Temporal environment informed photovoltaic performance prediction framework with multi-spatial attention LSTM

Predicting the performance of photovoltaic (PV) systems is crucial for optimizing renewable energy utilization. However, traditional time-series methods focus only on temporal patterns, overlooking environmental variations, while dynamic conditions such as partial shading further complicate power prediction. To address this shading-induced variability, we propose a Temporal and Environment-Informed Prediction (TEIP) framework, which enhances PV power prediction by dynamically structuring temporal and environmental data through a novel multi-spatial attention LSTM (MSAL) network. This framework utilizes the TE matrix to capture structured environmental conditions over time, including the variability caused by partial shading. A dual-branch MSAL model uniquely processes environmental data through spatial feature extraction, which is then sequentially processed by LSTM to capture temporal dependencies.

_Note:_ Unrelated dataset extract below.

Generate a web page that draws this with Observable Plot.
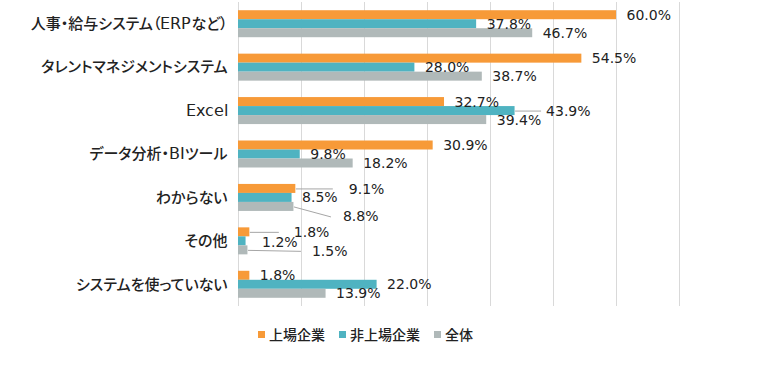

This hierarchical spatial–temporal processing enables dynamic adaptation to changing environmental conditions. Experimental results show the framework achieves superior prediction accuracy with R${}^2$ of 0.952 under sunny conditions, significantly outperforming traditional approaches. The framework demonstrates exceptional robustness by maintaining consistent performance (R${}^2$ of 0.948) even under challenging cloudy conditions, validating its effectiveness for real-world applications.